He waged war on Birnin Unguru because of Agaidam. When he entered the town, Sarkin Kano took his seat beneath the “kuka” tree, at the Kofan Pada, and assembling the inhabitants of the town at the Kofan Bai, reduced them to terrified submission. He gave orders that no men were to be made prisoners, but that only clothes and horses were to be taken.

Then he left Unguru and lived for a month in the bush. The Sarkin Bornu sent to him and said: “What do you mean by making war?”

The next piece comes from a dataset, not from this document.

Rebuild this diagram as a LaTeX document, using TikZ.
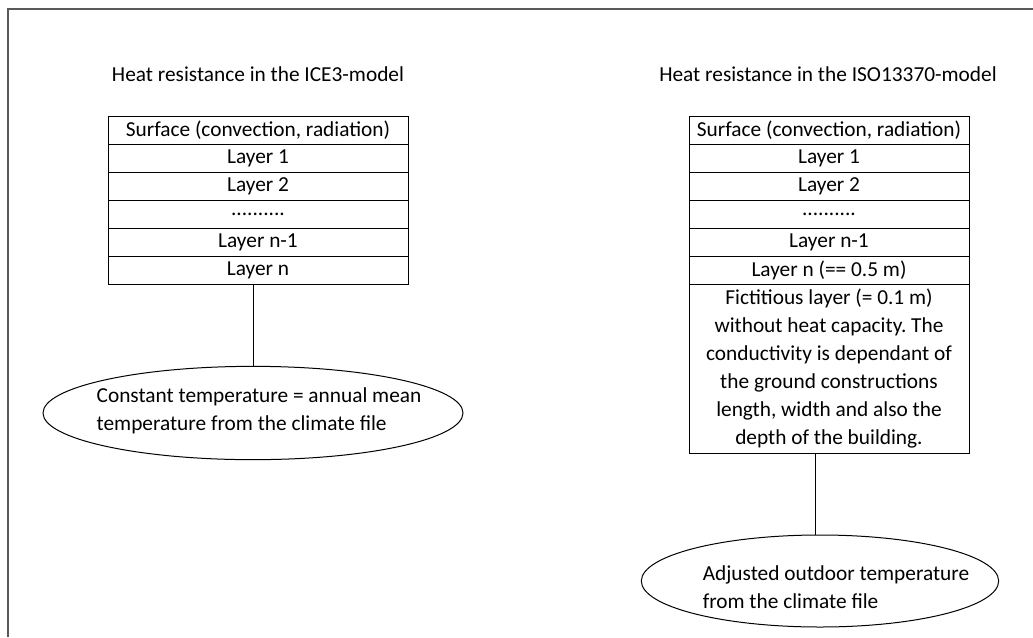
\documentclass[tikz,border=0pt]{standalone}
\usepackage{fontspec}
\setmainfont{Carlito}
\frenchspacing
\usetikzlibrary{positioning, shapes.geometric}

\begin{document}
\begin{tikzpicture}[
  x=0.75pt, y=-0.75pt,
  layerbox/.style = {
    rectangle, draw=black, line width=0.75pt,
    inner sep=0pt, outer sep=0pt, align=center,
    minimum height=21pt, font=\fontsize{16}{21}\selectfont},
  tempoval/.style = {
    ellipse, draw=black, line width=0.75pt,
    inner sep=0pt, outer sep=0pt},
  ttl/.style  = {font=\fontsize{16}{19}\selectfont},
  link/.style = {draw=black, line width=0.75pt}
]

% page frame (top and left edge only)
\useasboundingbox (0,0) rectangle (1033,637);
\draw[black!65, line width=1pt] (8,637) -- (8,9) -- (1033,9);

%── ICE3 model ───────────────────────────────────────────────────
\node[ttl] (T1) at (258,74) {Heat resistance in the ICE3-model};

\node[layerbox, minimum width=225pt, anchor=north] (A0) at (258,116)
  {Surface (convection, radiation)};
\node[layerbox, minimum width=225pt, below=0pt of A0] (A1) {Layer 1};
\node[layerbox, minimum width=225pt, below=0pt of A1] (A2) {Layer 2};
\node[layerbox, minimum width=225pt, below=0pt of A2] (A3) {..........};
\node[layerbox, minimum width=225pt, below=0pt of A3] (A4) {Layer n-1};
\node[layerbox, minimum width=225pt, below=0pt of A4] (A5) {Layer n};

\node[tempoval, minimum width=315pt, minimum height=70pt,
  label={[align=left, xshift=4.5pt, yshift=2pt,
          font=\fontsize{16}{21}\selectfont]center:Constant temperature = annual mean\\
          temperature from the climate file}] (E1) at (253,413) {};

\draw[link] (A5.south -| 253,0) -- (E1.north);

%── ISO13370 model ───────────────────────────────────────────────
\node[ttl] (T2) at (828,74) {Heat resistance in the ISO13370-model};

\node[layerbox, minimum width=210pt, anchor=north] (B0) at (829,116)
  {Surface (convection, radiation)};
\node[layerbox, minimum width=210pt, below=0pt of B0] (B1) {Layer 1};
\node[layerbox, minimum width=210pt, below=0pt of B1] (B2) {Layer 2};
\node[layerbox, minimum width=210pt, below=0pt of B2] (B3) {..........};
\node[layerbox, minimum width=210pt, below=0pt of B3] (B4) {Layer n-1};
\node[layerbox, minimum width=210pt, below=0pt of B4] (B5) {Layer n (== 0.5 m)};
\node[layerbox, minimum width=210pt, minimum height=126.75pt,
  below=0pt of B5] (B6)
  {Fictitious layer (= 0.1 m)\\
   without heat capacity. The\\
   conductivity is dependant of\\
   the ground constructions\\
   length, width and also the\\
   depth of the building.};

\node[tempoval, minimum width=268pt, minimum height=69pt,
  label={[align=left, xshift=12pt, yshift=-4.5pt,
          font=\fontsize{16}{21}\selectfont]center:Adjusted outdoor temperature\\
          from the climate file}] (E2) at (820,581) {};

\draw[link] (B6.south -| 815,0) -- (E2.north -| 815,0);

\end{tikzpicture}
\end{document}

Kisoki replied: “I do not know, but the cause of war is the ordinance of Allah.” The Sarkin Bornu said nothing more.

The men of Kano returned to Kano. In the next year the Sarkin Bornu came to attack Kano, but could not take the town and returned home.

Then Kisoki said to one of his men, Dunki, “Mount the wall, and sing a song in praise of the Sarki and his men of war.”

Dunki went. The song that he sung was this: “Kisoki, physic of Bornu, and the Chiratawa.” He sung it again and again, and after that he praised all those who were present at the fight; as Galadima Bawa, Mai-Dawakin Maisanda, Mai-Dawakin Gawo Magani, Dan Kudu Dufi Koamna, Makama Abdulahi, Makama Atuman, Dan Yerima Gajeren Damisa, Dan Buram Sagagi, Umoru Dan Maji, Dan Makoiyo Jigu, Dan Goriba Jar Garma, Dan Darmenkorau and Gaji Dan Bauni and many others, about forty in all. Dunki sang their praises for forty days on the top of the wall. After these he celebrated anyone else he thought worthy, as Madaki Koremma, Dagachi, Alkali Musa Gero, Sarkin Kasua, Liman Kano, Sarkin Bai, Dan Maji, Sarkin Yara, the eunuchs and San Turaki. The Madaki Auwa, because she was grandmother of Abdulahi, was also celebrated, in a song beginning:

Mother! Kano is your country.
Mother! Kano is your town.
Old lady with the swaggering gait,
old lady of royal blood,
guarded by men-at-arms.

Others there were too—34 in all. In Kisoki’s time Shehu Tunus, who brought Kshifa to Hausa, came to Kano. Dan-Goron-Duma also came, and Shehu Abclu Salam, who brought with him the books Maḍawwanna, Jam ‘as-saghir and Samarkandi. In the next year Tubi came from Zukzuk to learn from Shehu Tunus and became his chief disciple in Kano. Shehu Tunus told Kisoki to build a Friday Mosque for the Rumawa. Kisoki built it.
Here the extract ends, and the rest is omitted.